◆ TASK TO COMPLETE: Leave the pictures out. Return all other data exactly.

◆ ENTRIES SUPPLIED:
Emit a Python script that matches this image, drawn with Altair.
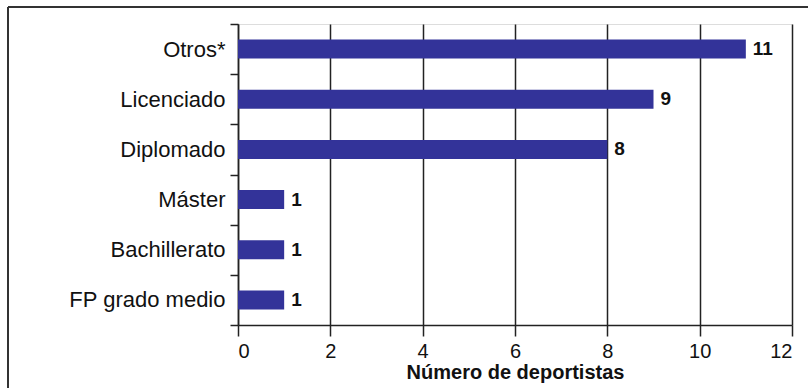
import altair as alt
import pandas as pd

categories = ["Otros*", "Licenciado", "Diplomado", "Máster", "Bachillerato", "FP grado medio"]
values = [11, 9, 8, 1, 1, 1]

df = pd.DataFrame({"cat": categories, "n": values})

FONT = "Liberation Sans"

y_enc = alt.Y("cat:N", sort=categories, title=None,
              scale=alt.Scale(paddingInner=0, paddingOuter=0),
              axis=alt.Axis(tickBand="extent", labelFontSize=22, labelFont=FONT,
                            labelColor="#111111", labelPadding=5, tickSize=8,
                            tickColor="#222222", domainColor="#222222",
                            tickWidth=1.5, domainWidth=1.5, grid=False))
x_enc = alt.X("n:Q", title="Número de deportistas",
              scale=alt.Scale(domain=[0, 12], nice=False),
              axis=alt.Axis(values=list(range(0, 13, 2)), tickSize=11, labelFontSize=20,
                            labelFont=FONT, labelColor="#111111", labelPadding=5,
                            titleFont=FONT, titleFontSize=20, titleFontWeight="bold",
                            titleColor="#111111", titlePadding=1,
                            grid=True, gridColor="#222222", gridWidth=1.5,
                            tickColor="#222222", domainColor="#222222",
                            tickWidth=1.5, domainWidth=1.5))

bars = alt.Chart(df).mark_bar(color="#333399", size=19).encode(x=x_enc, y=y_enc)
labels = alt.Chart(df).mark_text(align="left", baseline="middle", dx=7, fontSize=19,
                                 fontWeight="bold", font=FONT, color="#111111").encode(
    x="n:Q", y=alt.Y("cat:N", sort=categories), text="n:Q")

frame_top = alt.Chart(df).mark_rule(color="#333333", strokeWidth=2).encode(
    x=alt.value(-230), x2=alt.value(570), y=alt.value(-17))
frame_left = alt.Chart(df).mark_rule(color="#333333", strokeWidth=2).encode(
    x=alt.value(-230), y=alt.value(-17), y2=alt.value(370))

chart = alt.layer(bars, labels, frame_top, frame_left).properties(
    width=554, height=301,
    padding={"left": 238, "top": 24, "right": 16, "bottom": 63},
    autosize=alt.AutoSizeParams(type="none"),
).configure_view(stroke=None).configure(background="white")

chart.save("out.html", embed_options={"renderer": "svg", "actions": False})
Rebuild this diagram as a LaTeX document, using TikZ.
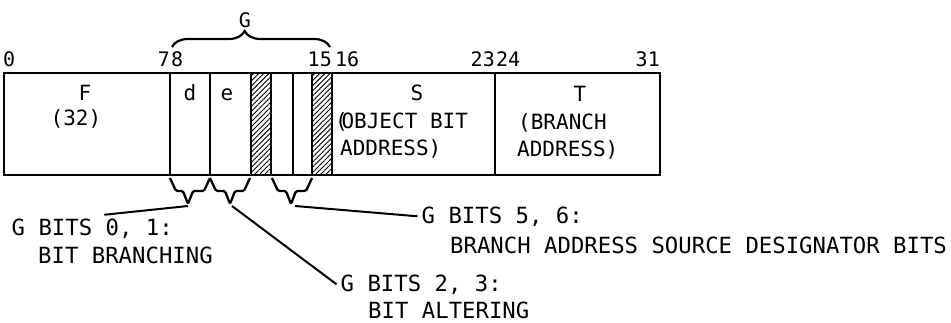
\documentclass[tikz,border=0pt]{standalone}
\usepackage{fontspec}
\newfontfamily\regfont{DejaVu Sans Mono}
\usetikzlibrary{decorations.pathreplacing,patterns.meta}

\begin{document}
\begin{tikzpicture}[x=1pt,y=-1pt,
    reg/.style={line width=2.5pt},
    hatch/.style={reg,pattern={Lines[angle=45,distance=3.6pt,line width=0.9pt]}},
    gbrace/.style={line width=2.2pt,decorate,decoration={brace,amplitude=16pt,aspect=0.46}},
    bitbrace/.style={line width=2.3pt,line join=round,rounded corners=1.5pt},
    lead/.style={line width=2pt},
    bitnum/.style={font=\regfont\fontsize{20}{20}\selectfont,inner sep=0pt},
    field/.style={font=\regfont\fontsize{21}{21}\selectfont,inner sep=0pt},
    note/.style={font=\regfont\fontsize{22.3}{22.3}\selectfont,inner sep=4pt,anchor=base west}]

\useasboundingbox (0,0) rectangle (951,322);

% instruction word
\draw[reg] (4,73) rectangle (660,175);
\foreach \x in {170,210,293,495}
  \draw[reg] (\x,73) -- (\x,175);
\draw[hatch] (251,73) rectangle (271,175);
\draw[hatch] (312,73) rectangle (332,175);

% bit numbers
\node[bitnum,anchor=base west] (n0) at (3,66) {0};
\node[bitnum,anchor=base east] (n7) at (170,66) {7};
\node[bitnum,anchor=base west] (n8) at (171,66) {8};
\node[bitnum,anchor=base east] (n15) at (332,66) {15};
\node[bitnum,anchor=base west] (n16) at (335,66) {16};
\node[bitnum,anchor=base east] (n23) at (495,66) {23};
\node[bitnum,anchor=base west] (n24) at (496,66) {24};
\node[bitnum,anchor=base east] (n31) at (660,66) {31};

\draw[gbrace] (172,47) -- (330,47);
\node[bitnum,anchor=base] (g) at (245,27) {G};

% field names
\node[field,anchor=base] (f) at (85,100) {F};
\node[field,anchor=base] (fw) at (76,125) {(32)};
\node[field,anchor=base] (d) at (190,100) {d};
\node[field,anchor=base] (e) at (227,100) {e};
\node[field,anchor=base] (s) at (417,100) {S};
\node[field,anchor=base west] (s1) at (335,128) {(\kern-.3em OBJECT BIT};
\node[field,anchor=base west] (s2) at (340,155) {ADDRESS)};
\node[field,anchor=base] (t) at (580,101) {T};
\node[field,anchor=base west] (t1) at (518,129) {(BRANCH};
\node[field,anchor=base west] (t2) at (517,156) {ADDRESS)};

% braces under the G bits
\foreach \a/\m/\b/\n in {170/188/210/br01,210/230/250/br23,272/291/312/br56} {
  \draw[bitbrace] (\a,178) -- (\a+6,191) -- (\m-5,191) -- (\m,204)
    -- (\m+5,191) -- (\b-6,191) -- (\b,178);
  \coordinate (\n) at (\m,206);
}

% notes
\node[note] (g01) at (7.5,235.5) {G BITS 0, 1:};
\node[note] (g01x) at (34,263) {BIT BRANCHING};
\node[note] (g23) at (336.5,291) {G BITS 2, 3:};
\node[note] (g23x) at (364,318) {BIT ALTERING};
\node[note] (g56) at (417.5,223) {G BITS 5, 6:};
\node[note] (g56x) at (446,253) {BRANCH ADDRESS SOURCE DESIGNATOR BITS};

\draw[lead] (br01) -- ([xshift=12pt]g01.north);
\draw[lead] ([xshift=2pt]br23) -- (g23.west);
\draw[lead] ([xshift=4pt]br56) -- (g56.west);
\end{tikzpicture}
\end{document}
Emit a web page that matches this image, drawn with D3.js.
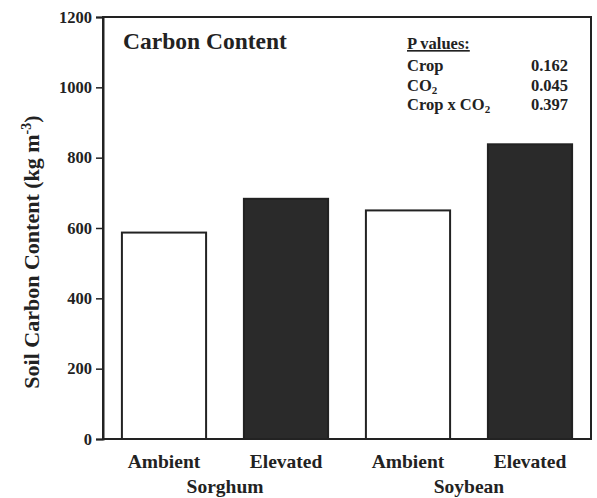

◆ THE OUTPUT:
Emit a Python script that matches this image, drawn with Altair.
import altair as alt
import pandas as pd

categories = ["Otros*", "Licenciado", "Diplomado", "Máster", "Bachillerato", "FP grado medio"]
values = [11, 9, 8, 1, 1, 1]

df = pd.DataFrame({"cat": categories, "n": values})

FONT = "Liberation Sans"

y_enc = alt.Y("cat:N", sort=categories, title=None,
              scale=alt.Scale(paddingInner=0, paddingOuter=0),
              axis=alt.Axis(tickBand="extent", labelFontSize=22, labelFont=FONT,
                            labelColor="#111111", labelPadding=5, tickSize=8,
                            tickColor="#222222", domainColor="#222222",
                            tickWidth=1.5, domainWidth=1.5, grid=False))
x_enc = alt.X("n:Q", title="Número de deportistas",
              scale=alt.Scale(domain=[0, 12], nice=False),
              axis=alt.Axis(values=list(range(0, 13, 2)), tickSize=11, labelFontSize=20,
                            labelFont=FONT, labelColor="#111111", labelPadding=5,
                            titleFont=FONT, titleFontSize=20, titleFontWeight="bold",
                            titleColor="#111111", titlePadding=1,
                            grid=True, gridColor="#222222", gridWidth=1.5,
                            tickColor="#222222", domainColor="#222222",
                            tickWidth=1.5, domainWidth=1.5))

bars = alt.Chart(df).mark_bar(color="#333399", size=19).encode(x=x_enc, y=y_enc)
labels = alt.Chart(df).mark_text(align="left", baseline="middle", dx=7, fontSize=19,
                                 fontWeight="bold", font=FONT, color="#111111").encode(
    x="n:Q", y=alt.Y("cat:N", sort=categories), text="n:Q")

frame_top = alt.Chart(df).mark_rule(color="#333333", strokeWidth=2).encode(
    x=alt.value(-230), x2=alt.value(570), y=alt.value(-17))
frame_left = alt.Chart(df).mark_rule(color="#333333", strokeWidth=2).encode(
    x=alt.value(-230), y=alt.value(-17), y2=alt.value(370))

chart = alt.layer(bars, labels, frame_top, frame_left).properties(
    width=554, height=301,
    padding={"left": 238, "top": 24, "right": 16, "bottom": 63},
    autosize=alt.AutoSizeParams(type="none"),
).configure_view(stroke=None).configure(background="white")

chart.save("out.html", embed_options={"renderer": "svg", "actions": False})
Rebuild this diagram as a LaTeX document, using TikZ.
\documentclass[tikz,border=0pt]{standalone}
\usepackage{fontspec}
\newfontfamily\regfont{DejaVu Sans Mono}
\usetikzlibrary{decorations.pathreplacing,patterns.meta}

\begin{document}
\begin{tikzpicture}[x=1pt,y=-1pt,
    reg/.style={line width=2.5pt},
    hatch/.style={reg,pattern={Lines[angle=45,distance=3.6pt,line width=0.9pt]}},
    gbrace/.style={line width=2.2pt,decorate,decoration={brace,amplitude=16pt,aspect=0.46}},
    bitbrace/.style={line width=2.3pt,line join=round,rounded corners=1.5pt},
    lead/.style={line width=2pt},
    bitnum/.style={font=\regfont\fontsize{20}{20}\selectfont,inner sep=0pt},
    field/.style={font=\regfont\fontsize{21}{21}\selectfont,inner sep=0pt},
    note/.style={font=\regfont\fontsize{22.3}{22.3}\selectfont,inner sep=4pt,anchor=base west}]

\useasboundingbox (0,0) rectangle (951,322);

% instruction word
\draw[reg] (4,73) rectangle (660,175);
\foreach \x in {170,210,293,495}
  \draw[reg] (\x,73) -- (\x,175);
\draw[hatch] (251,73) rectangle (271,175);
\draw[hatch] (312,73) rectangle (332,175);

% bit numbers
\node[bitnum,anchor=base west] (n0) at (3,66) {0};
\node[bitnum,anchor=base east] (n7) at (170,66) {7};
\node[bitnum,anchor=base west] (n8) at (171,66) {8};
\node[bitnum,anchor=base east] (n15) at (332,66) {15};
\node[bitnum,anchor=base west] (n16) at (335,66) {16};
\node[bitnum,anchor=base east] (n23) at (495,66) {23};
\node[bitnum,anchor=base west] (n24) at (496,66) {24};
\node[bitnum,anchor=base east] (n31) at (660,66) {31};

\draw[gbrace] (172,47) -- (330,47);
\node[bitnum,anchor=base] (g) at (245,27) {G};

% field names
\node[field,anchor=base] (f) at (85,100) {F};
\node[field,anchor=base] (fw) at (76,125) {(32)};
\node[field,anchor=base] (d) at (190,100) {d};
\node[field,anchor=base] (e) at (227,100) {e};
\node[field,anchor=base] (s) at (417,100) {S};
\node[field,anchor=base west] (s1) at (335,128) {(\kern-.3em OBJECT BIT};
\node[field,anchor=base west] (s2) at (340,155) {ADDRESS)};
\node[field,anchor=base] (t) at (580,101) {T};
\node[field,anchor=base west] (t1) at (518,129) {(BRANCH};
\node[field,anchor=base west] (t2) at (517,156) {ADDRESS)};

% braces under the G bits
\foreach \a/\m/\b/\n in {170/188/210/br01,210/230/250/br23,272/291/312/br56} {
  \draw[bitbrace] (\a,178) -- (\a+6,191) -- (\m-5,191) -- (\m,204)
    -- (\m+5,191) -- (\b-6,191) -- (\b,178);
  \coordinate (\n) at (\m,206);
}

% notes
\node[note] (g01) at (7.5,235.5) {G BITS 0, 1:};
\node[note] (g01x) at (34,263) {BIT BRANCHING};
\node[note] (g23) at (336.5,291) {G BITS 2, 3:};
\node[note] (g23x) at (364,318) {BIT ALTERING};
\node[note] (g56) at (417.5,223) {G BITS 5, 6:};
\node[note] (g56x) at (446,253) {BRANCH ADDRESS SOURCE DESIGNATOR BITS};

\draw[lead] (br01) -- ([xshift=12pt]g01.north);
\draw[lead] ([xshift=2pt]br23) -- (g23.west);
\draw[lead] ([xshift=4pt]br56) -- (g56.west);
\end{tikzpicture}
\end{document}
Emit a web page that matches this image, drawn with D3.js.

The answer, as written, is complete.